** Begin **
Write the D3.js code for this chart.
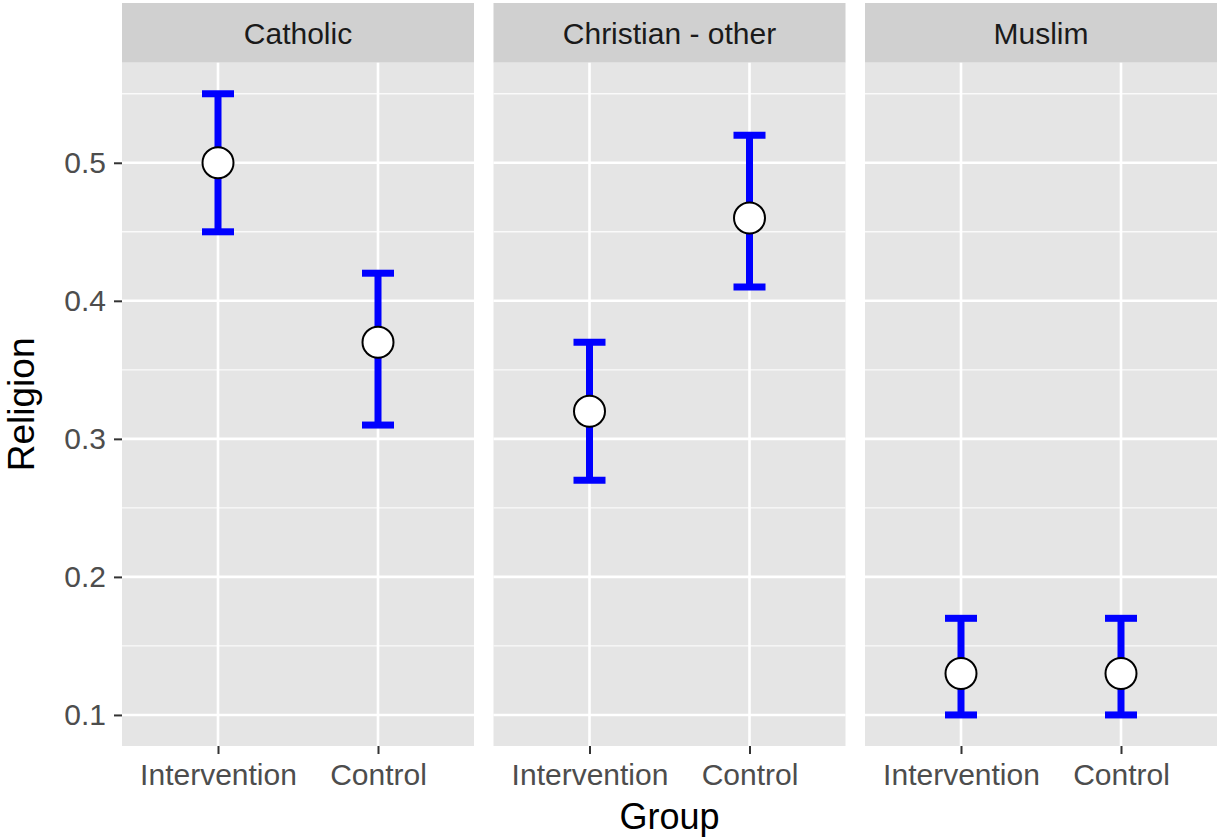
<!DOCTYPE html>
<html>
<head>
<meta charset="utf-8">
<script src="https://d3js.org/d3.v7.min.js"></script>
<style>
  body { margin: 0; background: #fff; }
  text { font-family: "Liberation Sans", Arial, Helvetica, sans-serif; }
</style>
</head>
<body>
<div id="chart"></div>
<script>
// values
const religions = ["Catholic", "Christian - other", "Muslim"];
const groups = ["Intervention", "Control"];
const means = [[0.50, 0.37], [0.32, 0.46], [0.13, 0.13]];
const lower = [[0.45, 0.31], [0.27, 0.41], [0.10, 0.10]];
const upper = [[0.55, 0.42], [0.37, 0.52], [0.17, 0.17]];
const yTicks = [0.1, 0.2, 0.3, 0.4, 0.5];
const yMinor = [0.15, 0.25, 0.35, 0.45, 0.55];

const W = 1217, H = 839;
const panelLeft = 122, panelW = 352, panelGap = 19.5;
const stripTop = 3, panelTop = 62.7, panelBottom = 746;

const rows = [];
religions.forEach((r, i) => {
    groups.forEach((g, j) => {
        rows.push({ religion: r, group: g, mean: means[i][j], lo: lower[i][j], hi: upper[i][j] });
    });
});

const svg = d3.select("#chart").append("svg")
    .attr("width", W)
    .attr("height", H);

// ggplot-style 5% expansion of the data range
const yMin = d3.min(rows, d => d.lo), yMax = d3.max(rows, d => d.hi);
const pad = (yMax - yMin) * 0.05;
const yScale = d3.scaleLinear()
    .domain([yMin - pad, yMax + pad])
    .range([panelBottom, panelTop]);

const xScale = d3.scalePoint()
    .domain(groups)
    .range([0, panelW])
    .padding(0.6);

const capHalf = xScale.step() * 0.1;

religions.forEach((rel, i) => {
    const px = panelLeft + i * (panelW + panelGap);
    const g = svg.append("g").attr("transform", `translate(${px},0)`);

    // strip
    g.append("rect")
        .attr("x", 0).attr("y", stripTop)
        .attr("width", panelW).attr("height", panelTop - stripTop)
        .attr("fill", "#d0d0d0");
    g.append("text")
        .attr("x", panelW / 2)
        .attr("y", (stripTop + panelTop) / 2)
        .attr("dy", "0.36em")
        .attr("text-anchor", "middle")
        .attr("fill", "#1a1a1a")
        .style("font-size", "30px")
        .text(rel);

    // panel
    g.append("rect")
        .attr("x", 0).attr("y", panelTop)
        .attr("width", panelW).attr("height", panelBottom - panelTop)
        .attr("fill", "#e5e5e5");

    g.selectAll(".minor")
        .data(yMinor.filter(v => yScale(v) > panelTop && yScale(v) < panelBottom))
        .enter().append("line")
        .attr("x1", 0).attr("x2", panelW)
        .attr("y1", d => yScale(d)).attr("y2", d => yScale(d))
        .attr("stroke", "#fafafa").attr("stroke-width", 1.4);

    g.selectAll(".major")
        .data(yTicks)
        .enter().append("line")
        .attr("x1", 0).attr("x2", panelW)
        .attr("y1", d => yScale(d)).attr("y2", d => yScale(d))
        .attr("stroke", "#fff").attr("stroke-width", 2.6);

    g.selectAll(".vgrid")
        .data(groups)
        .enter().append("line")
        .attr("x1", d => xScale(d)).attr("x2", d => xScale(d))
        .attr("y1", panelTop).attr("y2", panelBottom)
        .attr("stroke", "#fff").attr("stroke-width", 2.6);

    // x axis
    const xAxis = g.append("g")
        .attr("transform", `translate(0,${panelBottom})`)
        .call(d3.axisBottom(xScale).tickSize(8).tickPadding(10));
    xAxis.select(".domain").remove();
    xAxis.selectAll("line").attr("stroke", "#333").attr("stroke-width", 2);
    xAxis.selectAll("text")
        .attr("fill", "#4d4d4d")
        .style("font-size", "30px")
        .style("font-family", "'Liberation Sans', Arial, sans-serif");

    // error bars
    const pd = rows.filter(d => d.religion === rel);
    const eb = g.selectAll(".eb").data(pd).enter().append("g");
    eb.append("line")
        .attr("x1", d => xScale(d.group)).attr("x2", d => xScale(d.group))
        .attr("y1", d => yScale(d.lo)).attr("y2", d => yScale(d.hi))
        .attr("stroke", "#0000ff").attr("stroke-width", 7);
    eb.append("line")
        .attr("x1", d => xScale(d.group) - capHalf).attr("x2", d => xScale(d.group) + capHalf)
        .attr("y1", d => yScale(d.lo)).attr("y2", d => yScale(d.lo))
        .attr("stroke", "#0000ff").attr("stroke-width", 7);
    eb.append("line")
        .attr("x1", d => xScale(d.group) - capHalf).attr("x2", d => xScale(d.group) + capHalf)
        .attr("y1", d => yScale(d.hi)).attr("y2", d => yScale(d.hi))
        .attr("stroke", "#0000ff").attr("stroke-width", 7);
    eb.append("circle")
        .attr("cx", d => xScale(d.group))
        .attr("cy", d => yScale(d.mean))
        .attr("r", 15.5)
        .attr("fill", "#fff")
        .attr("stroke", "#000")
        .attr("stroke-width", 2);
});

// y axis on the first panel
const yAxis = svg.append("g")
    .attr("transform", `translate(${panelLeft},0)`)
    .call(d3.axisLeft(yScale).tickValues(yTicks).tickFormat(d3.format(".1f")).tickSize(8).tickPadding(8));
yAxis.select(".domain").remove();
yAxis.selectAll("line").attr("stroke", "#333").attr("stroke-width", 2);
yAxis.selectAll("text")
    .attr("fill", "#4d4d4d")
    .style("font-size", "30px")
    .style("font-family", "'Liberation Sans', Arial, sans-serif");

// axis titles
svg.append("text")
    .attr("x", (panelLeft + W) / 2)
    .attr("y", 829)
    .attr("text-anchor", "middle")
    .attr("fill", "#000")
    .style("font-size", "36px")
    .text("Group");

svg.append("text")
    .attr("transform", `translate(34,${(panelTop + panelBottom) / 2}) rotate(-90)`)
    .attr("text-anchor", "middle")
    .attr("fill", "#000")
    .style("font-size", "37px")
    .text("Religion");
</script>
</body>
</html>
** End **
Task to carry out:
Show each line of the data that contains the string "chart".

Complete response:
Write the D3.js code for this chart.
<div id="chart"></div>
const svg = d3.select("#chart").append("svg")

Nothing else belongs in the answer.